··· Record list ···

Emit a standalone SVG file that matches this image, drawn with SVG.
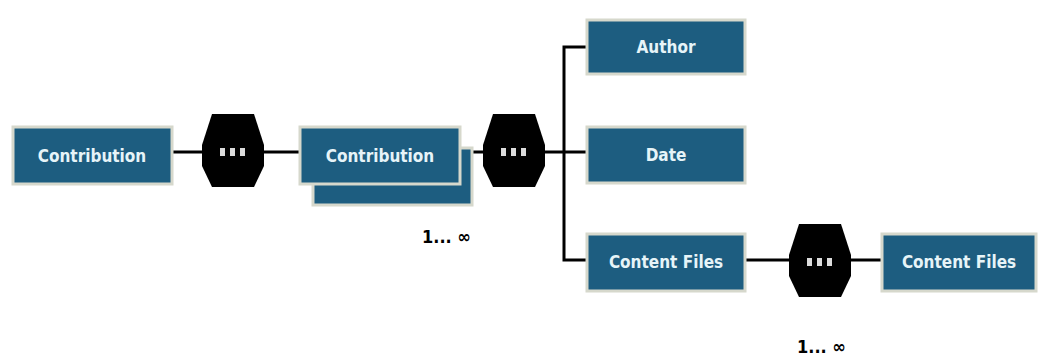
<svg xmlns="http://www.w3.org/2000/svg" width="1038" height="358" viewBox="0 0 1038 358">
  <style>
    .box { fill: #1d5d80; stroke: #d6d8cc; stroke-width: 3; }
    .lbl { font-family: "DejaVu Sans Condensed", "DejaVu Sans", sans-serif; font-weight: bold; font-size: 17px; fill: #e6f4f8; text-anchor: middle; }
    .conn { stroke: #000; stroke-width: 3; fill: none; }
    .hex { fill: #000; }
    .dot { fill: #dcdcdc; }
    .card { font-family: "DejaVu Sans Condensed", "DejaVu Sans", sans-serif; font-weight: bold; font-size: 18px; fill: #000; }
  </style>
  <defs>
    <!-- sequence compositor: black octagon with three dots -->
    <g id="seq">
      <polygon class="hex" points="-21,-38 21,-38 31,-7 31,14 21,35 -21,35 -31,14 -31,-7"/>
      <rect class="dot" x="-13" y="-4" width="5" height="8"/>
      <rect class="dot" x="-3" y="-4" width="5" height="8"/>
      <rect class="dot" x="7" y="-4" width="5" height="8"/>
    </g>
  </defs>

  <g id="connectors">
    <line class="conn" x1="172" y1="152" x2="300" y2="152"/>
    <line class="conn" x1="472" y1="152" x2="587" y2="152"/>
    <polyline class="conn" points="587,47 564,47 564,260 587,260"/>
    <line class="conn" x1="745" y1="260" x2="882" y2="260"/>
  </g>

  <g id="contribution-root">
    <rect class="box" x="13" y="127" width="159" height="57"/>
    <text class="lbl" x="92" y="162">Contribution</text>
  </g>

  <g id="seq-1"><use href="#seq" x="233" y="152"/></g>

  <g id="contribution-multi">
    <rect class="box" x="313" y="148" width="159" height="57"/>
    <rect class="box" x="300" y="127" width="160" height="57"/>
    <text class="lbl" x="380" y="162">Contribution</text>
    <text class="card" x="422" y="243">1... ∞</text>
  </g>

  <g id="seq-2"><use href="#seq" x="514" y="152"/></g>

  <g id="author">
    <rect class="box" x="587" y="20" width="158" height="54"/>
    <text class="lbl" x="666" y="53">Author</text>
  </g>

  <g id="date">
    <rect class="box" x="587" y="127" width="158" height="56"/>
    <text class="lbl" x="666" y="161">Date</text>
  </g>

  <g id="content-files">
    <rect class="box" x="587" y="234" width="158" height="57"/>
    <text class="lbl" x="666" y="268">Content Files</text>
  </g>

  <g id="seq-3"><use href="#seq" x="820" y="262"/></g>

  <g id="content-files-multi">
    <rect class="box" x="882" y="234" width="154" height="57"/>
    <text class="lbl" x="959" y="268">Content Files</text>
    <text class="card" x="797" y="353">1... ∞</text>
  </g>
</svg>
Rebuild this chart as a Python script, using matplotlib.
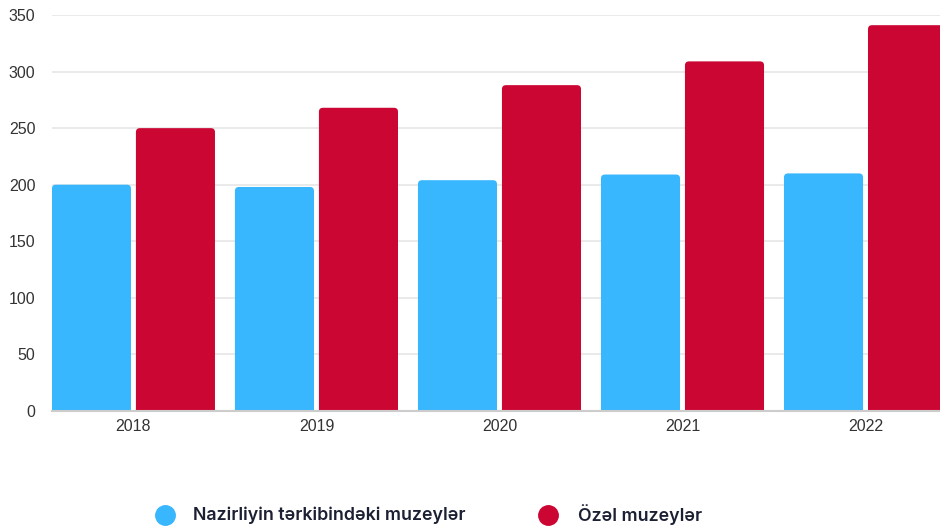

···

| Task requirements |
Make an exact copy of every record, pictures excluded.

| Answer for the task |
Emit a standalone SVG file that matches this image, drawn with SVG.
<svg xmlns="http://www.w3.org/2000/svg" width="1038" height="358" viewBox="0 0 1038 358">
  <style>
    .box { fill: #1d5d80; stroke: #d6d8cc; stroke-width: 3; }
    .lbl { font-family: "DejaVu Sans Condensed", "DejaVu Sans", sans-serif; font-weight: bold; font-size: 17px; fill: #e6f4f8; text-anchor: middle; }
    .conn { stroke: #000; stroke-width: 3; fill: none; }
    .hex { fill: #000; }
    .dot { fill: #dcdcdc; }
    .card { font-family: "DejaVu Sans Condensed", "DejaVu Sans", sans-serif; font-weight: bold; font-size: 18px; fill: #000; }
  </style>
  <defs>
    <!-- sequence compositor: black octagon with three dots -->
    <g id="seq">
      <polygon class="hex" points="-21,-38 21,-38 31,-7 31,14 21,35 -21,35 -31,14 -31,-7"/>
      <rect class="dot" x="-13" y="-4" width="5" height="8"/>
      <rect class="dot" x="-3" y="-4" width="5" height="8"/>
      <rect class="dot" x="7" y="-4" width="5" height="8"/>
    </g>
  </defs>

  <g id="connectors">
    <line class="conn" x1="172" y1="152" x2="300" y2="152"/>
    <line class="conn" x1="472" y1="152" x2="587" y2="152"/>
    <polyline class="conn" points="587,47 564,47 564,260 587,260"/>
    <line class="conn" x1="745" y1="260" x2="882" y2="260"/>
  </g>

  <g id="contribution-root">
    <rect class="box" x="13" y="127" width="159" height="57"/>
    <text class="lbl" x="92" y="162">Contribution</text>
  </g>

  <g id="seq-1"><use href="#seq" x="233" y="152"/></g>

  <g id="contribution-multi">
    <rect class="box" x="313" y="148" width="159" height="57"/>
    <rect class="box" x="300" y="127" width="160" height="57"/>
    <text class="lbl" x="380" y="162">Contribution</text>
    <text class="card" x="422" y="243">1... ∞</text>
  </g>

  <g id="seq-2"><use href="#seq" x="514" y="152"/></g>

  <g id="author">
    <rect class="box" x="587" y="20" width="158" height="54"/>
    <text class="lbl" x="666" y="53">Author</text>
  </g>

  <g id="date">
    <rect class="box" x="587" y="127" width="158" height="56"/>
    <text class="lbl" x="666" y="161">Date</text>
  </g>

  <g id="content-files">
    <rect class="box" x="587" y="234" width="158" height="57"/>
    <text class="lbl" x="666" y="268">Content Files</text>
  </g>

  <g id="seq-3"><use href="#seq" x="820" y="262"/></g>

  <g id="content-files-multi">
    <rect class="box" x="882" y="234" width="154" height="57"/>
    <text class="lbl" x="959" y="268">Content Files</text>
    <text class="card" x="797" y="353">1... ∞</text>
  </g>
</svg>
Rebuild this chart as a Python script, using matplotlib.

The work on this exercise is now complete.